CUDA and Visual Studio 2008 Guide for Beginners?

So, I’ve been doing some reading on CUDA for the last few weeks, and learning whatever I can from the forums here, and I’m ready to try some programming now.

Unfortunately, I’m using Visual Studio 2008, which I need for work (I’m primarily a C#/.NET developer). It seems that CUDA 2.0 only supports the use of VS2005.

When asked directly, the only answer I’ve seen from the nVidia staff is to wait for official support with CUDA 2.1 – and they will only say that it will be available “by the end of the year.”

So, given that I’m stuck with using Visual Studio 2008 (and I don’t see why I should have to download and install VS2005 C++ Express to be able to use CUDA), what are my options? Are there any steps to getting CUDA 2.0 to work with VS2008? Or, will I be stuck waiting a few months for CUDA 2.1?

If you have gotten VS2008 to work with CUDA, please list (in detail) the steps you took to get it working, and any caveats you have run into. I would really like to start working with CUDA, if I can find a way to do so.

I appreciate any help you all can give on this; I am a bit baffled as to why they are both not supported, since each has quite a large userbase by this point.

EDIT: I have seen a thread about compiling with VS2008 ([url=“http://forums.nvidia.com/index.php?showtopic=74655”]http://forums.nvidia.com/index.php?showtopic=74655[/url]), but I would like to know specifically what needs to be done to get things working (i.e., step by step).

VC2005 Express is really the only way that’s supported or thoroughly tested by us. Consider how tightly nvcc integrates with the host compiler–MSVC doesn’t know anything about <<< >>> syntax, or the underscored attributes that we include, or anything like that. Driver API can probably be forced to work (as AndreiB said in the thread you linked), but VC2005 Express is honestly the best way for the majority of people. Doesn’t even really break the toolchain as far as I’m aware, since you’re just adding a -ccbin arg.

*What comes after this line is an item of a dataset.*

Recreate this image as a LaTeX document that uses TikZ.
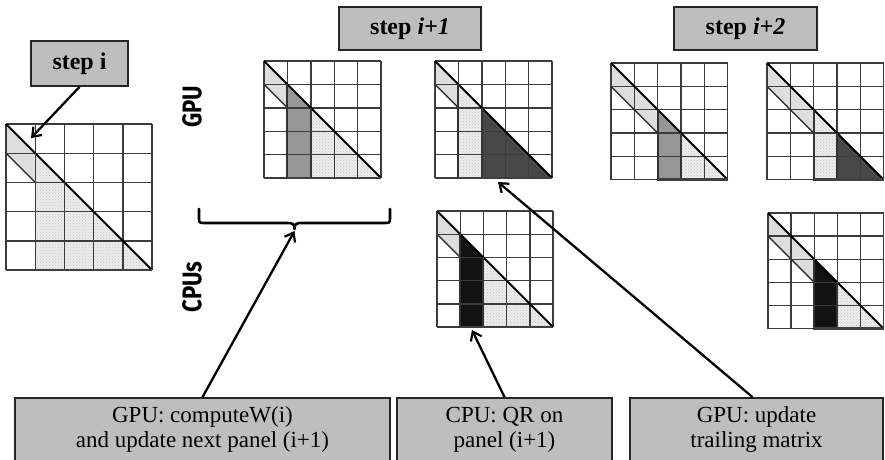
\documentclass[tikz,border=0pt]{standalone}
\usepackage{fontspec}
\setmainfont{Liberation Serif}
\newfontfamily\unitfont{Fira Sans}
\usetikzlibrary{arrows.meta,patterns}

\definecolor{boxgray}{RGB}{190,190,190}
\definecolor{bandgray}{RGB}{222,222,222}
\definecolor{midgray}{RGB}{150,150,150}
\definecolor{darkgray}{RGB}{72,72,72}
\definecolor{nearblack}{RGB}{18,18,18}
\definecolor{stipbase}{RGB}{236,236,236}
\definecolor{gridgray}{RGB}{60,60,60}

\tikzset{
  labelbox/.style={draw=black!85, line width=1.8pt, fill=boxgray, inner sep=0pt,
    align=center, font=\fontsize{23}{25}\selectfont},
  stepbox/.style={labelbox, font=\fontsize{24}{26}\selectfont\bfseries},
  unitlabel/.style={rotate=90, font=\unitfont\fontsize{27}{27}\selectfont\bfseries, inner sep=0pt},
  pointer/.style={line width=2.3pt, black, -{Straight Barb[length=8pt,width=12pt,line width=2.2pt]}},
  gridline/.style={draw=gridgray, line width=1.4pt},
  diagline/.style={draw=black, line width=2pt},
  bandline/.style={draw=black!80, line width=1.4pt},
  edgeline/.style={draw=black!75, line width=2.2pt},
  paneledge/.style={draw=black!80, line width=2pt},
  bandfill/.style={fill=bandgray},
  stip/.style={preaction={fill=stipbase}, pattern=crosshatch dots, pattern color=black!22},
  midpanel/.style={fill=midgray},
  darkpanel/.style={fill=darkgray},
  blackpanel/.style={fill=nearblack},
  bracket/.style={line width=2.6pt, line cap=round, line join=round},
}

% 5x5 tile matrix: top-left corner (#1,#2), cell size #3, panel column #4,
% panel style #5, trailing-part style #6, panel outline style #7
\newcommand\qrmat[7]{%
  \begin{scope}[shift={(#1,#2)}, x=#3pt, y=-#3pt]
    \path[bandfill] (0,0) -- (#4,#4) -- (#4,#4+1) -- (0,1) -- cycle;
    \path[#5] (#4,#4) -- (#4+1,#4+1) -- (#4+1,5) -- (#4,5) -- cycle;
    \path[#6] (#4+1,#4+1) -- (5,5) -- (#4+1,5) -- cycle;
    \foreach \t in {0,...,5} {
      \draw[gridline] (\t,0) -- (\t,5);
      \draw[gridline] (0,\t) -- (5,\t);
    }
    \draw[diagline] (0,0) -- (5,5);
    \draw[bandline] (0,1) -- (#4,#4+1);
    \draw[#7] (#4,#4) -- (#4,5) -- (#4+1,5) -- (#4+1,#4+1);
    \draw[edgeline] (#4,5) -- (5,5);
  \end{scope}}

\begin{document}
\begin{tikzpicture}[x=1pt, y=-1pt]
  \useasboundingbox (0,0) rectangle (885,459);

  % step i
  \qrmat{6}{124}{29.2}{1}{stip}{stip}{gridline}
  % step i+1: GPU panel update, GPU trailing update, CPU panel QR
  \qrmat{264}{61}{23.4}{1}{midpanel}{stip}{paneledge}
  \qrmat{435}{61}{23.4}{1}{stip}{darkpanel}{paneledge}
  \qrmat{437}{211}{23.2}{1}{blackpanel}{stip}{paneledge}
  % step i+2
  \qrmat{611}{63}{23.3}{2}{midpanel}{stip}{paneledge}
  \qrmat{767}{63}{23.3}{2}{stip}{darkpanel}{paneledge}
  \qrmat{768}{213}{23.1}{2}{blackpanel}{stip}{paneledge}

  % step headings
  \node[stepbox, minimum width=97pt, minimum height=45pt] (stepi) at (79.5,63.5) {step i};
  \node[stepbox, minimum width=142pt, minimum height=43pt] (stepj) at (410,28.5) {step \textit{i+1}};
  \node[stepbox, minimum width=143pt, minimum height=43pt] (stepk) at (745.5,28.5) {step \textit{i+2}};

  % processor labels
  \node[unitlabel] (gpu) at (192,107) {\scalebox{0.82}[1]{GPU}};
  \node[unitlabel] (cpus) at (192,287) {\scalebox{0.82}[1]{CPUs}};

  % flat brace over the step i+1 GPU work
  \draw[bracket] (199,209) -- (199,217) .. controls (199,223) and (199,223) .. (205,223)
    -- (288,223) .. controls (292.5,223) and (294.5,224) .. (294.5,229)
    .. controls (294.5,224) and (296.5,223) .. (301,223)
    -- (384,223) .. controls (390,223) and (390,223) .. (390,217) -- (390,209);
  \coordinate (bracetip) at (294.5,231);

  % task descriptions
  \node[labelbox, minimum width=375pt, minimum height=63pt] (taskw) at (202.5,429.5)
    {GPU: computeW(i)\\and update next panel (i+1)};
  \node[labelbox, minimum width=215pt, minimum height=63pt] (taskqr) at (504.5,429.5)
    {CPU: QR on\\panel (i+1)};
  \node[labelbox, minimum width=253pt, minimum height=63pt] (tasktrail) at (756.5,429.5)
    {GPU: update\\trailing matrix};

  % arrow targets
  \coordinate (panelzero) at (31,138);
  \coordinate (cpupanel) at (472,330);
  \coordinate (trailing) at (498,182);

  \draw[pointer] (stepi.south) -- (panelzero);
  \draw[pointer] (taskw.north) -- (bracetip);
  \draw[pointer] (taskqr.north) -- (cpupanel);
  \draw[pointer] ([xshift=-4pt]tasktrail.north) -- (trailing);
\end{tikzpicture}
\end{document}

So, if I absolutely have to use VC2005 Express (which I will try if necessary), do I just need to install that, and then re-install the CUDA SDK (in order to let it install whatever extras it needs to into VC2005)? Do I need to change any other settings after I do this?

You don’t even have to reinstall CUDA–all you have to do is to tell nvcc to use the VC2005 Express compiler by setting the -ccbin parameter to the VC2005 Express version of cl.exe. Then, which compiler does what should be:

  • CUDA kernels in .cu files: nvcc

  • host support code in .cu files: VC2005 cl.exe

  • everything else: VC2008

Disclaimer: according to lots of people, this works, but I haven’t tried it myself.

On XP-64 I wasn’t able to use the Express version of VS2005 with CUDA.

I’m forgetting what the issue was exactly (maybe the downloadable Microsoft SDK not including 64-bit stuff?) – there’s a forum thread here somewhere I could dig up where other users had the same problem. I had to go to a full version of VS2005 for XP-64.

On XP-32 this isn’t an issue and the Express version is fine.

edit: clarify MS SDK issue, not CUDA SDK issue

Ahh…crap. I’m on XP x64.

So, can’t use Visual Studio 2008, and can’t use Visual Studio 2005 Express with XP x64.

Any other options?

try VC2005 Express anyway; you might just have to download the Windows SDK separately. if I get some time, I’ll give it a shot.

I didn’t mean to throw you off. I think you might be OK w/ VS2005 express because you’ll be using the full Platform SDK installed from VS2008, which probably has what you need. I didn’t have VS2008 so I had to use the downloadable Platform SDK, and it didn’t have everything needed, IIRC.

I don’t think XP64 is a problem unless you’re building 64-bit binary. I’m on Vista64 and I’ve managed to build 32-bit CUDA project (with runtime API, not driver). I’ve faced some problems when trying to compile for x64 target, probably because I have 32-bit CUDA toolkit.
Just add path to VS2005 compiler to nvcc.profile or modify CUDA build rule and you shoulld be able to use VS2008.

I’m just going to give VC++ 2005 Express a whirl, that seems to be the best way to go for now, though I really didn’t want to have to install it.

However, the installer on the 2.0 Toolkit is hanging now, so I can’t even get the VC++ part of the process yet ;)

Using VC 2005 Express (without IDE and Windows SDK) for CUDA works fine for me.

However, I had to use --ccbin (Case-correct path to VS2005 bin) to get some C++ features to work for host code (exception handling topic).